Will look into LGWR issues and follow up.
Thanks
@Kyle Hailey
Same issue here.
Any news on your side ?
Regards,
Vincent.
@Vincent: what version of Oracle are you on? What database host O/S are you using? Are you using dNFS?
Would be interested to hear more about what you are seeing.
– Kyle
Not sure if you found the root cause for your situation. We had similar problem and found out that Linux 6.3 Transparent Huge page Compaction “feature” caused intermittent freezes in the database manifesting as “Disk file operations I/O” wait event.
@guest
Yes, we never tracked down the root cause, so many thanks for posting your experiences and a possible cause. Good info to have.

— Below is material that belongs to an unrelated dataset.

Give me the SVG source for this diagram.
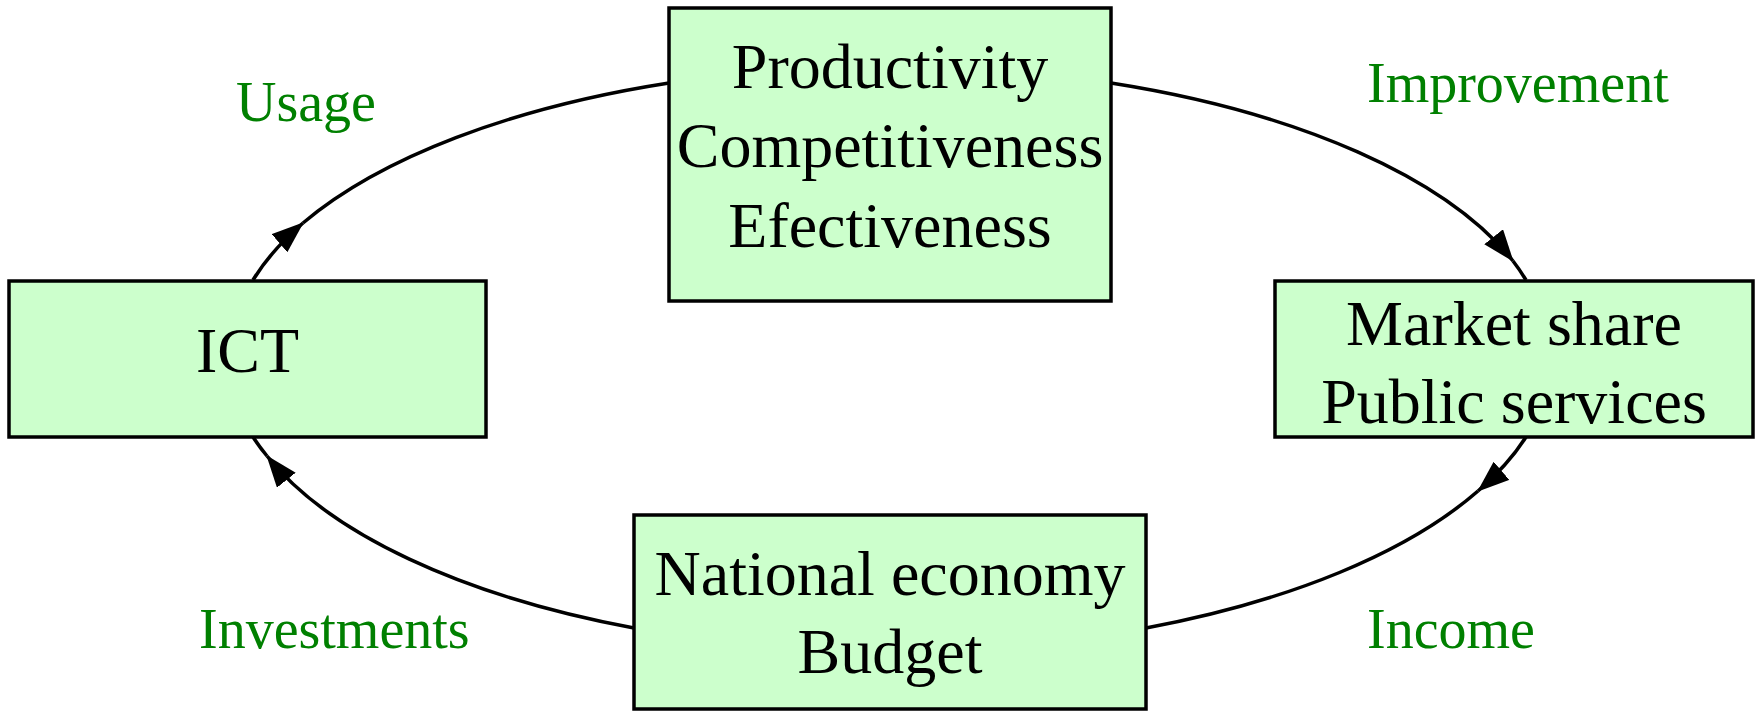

Considering the scenario: an Oracle database server with 10 CPUs and a workload of 10 Oracle sessions waiting for IO. In the Enterprise Manager performance page we will see the server at “limit” with 10 average active sessions. But does not asyncronous IO change this? These processes could be scheduled out of running queue by operating system. Could not they? Or always will a process/session wait until an IO request to end?
Your blog is great. Please keep doing.
@Johnny: yes, async I/O can mess up the analysis, not so much because the analysis method is wrong but because of what would be considered bugs in the instrumentation.
There is a great presentation by Frits Hoogland who shows that some reads are not instrumented in the wait interface.
Other anomalies I’ve seen are some async I/O showing up in ASH as CPU state instead of I/O state, but this is a bug.
I think Tanel Poder has a similar example of a read of an external file showing up as CPU state in ASH.
I have meant to analyse the situations where async I/O shows up as CPU state in ASH instead of I/O but haven’t had a chance yet.
There are some interesting new strategies that may require changing the way we think about AAS for async I/O. Now in some situations direct path reads in async mode can issue multiple concurrent direct path reads. Frits Hoogland talks about that as well.
Now should an session that is waiting for one outstanding async I/O be represented the same as a session waiting for 8 concurrent async direct path read I/Os? My reaction is probably yes, and that such differences should be represented in other statistics that can be correlated with AAS
Does anyone know of this new oracle “feature”? An extra open call to make sure the file is open.
http://ranjitnagi.blogspot.com/2012/07/disk-file-operations-io-wait-event-on.html
Thanks for the link to Ragit’s blog.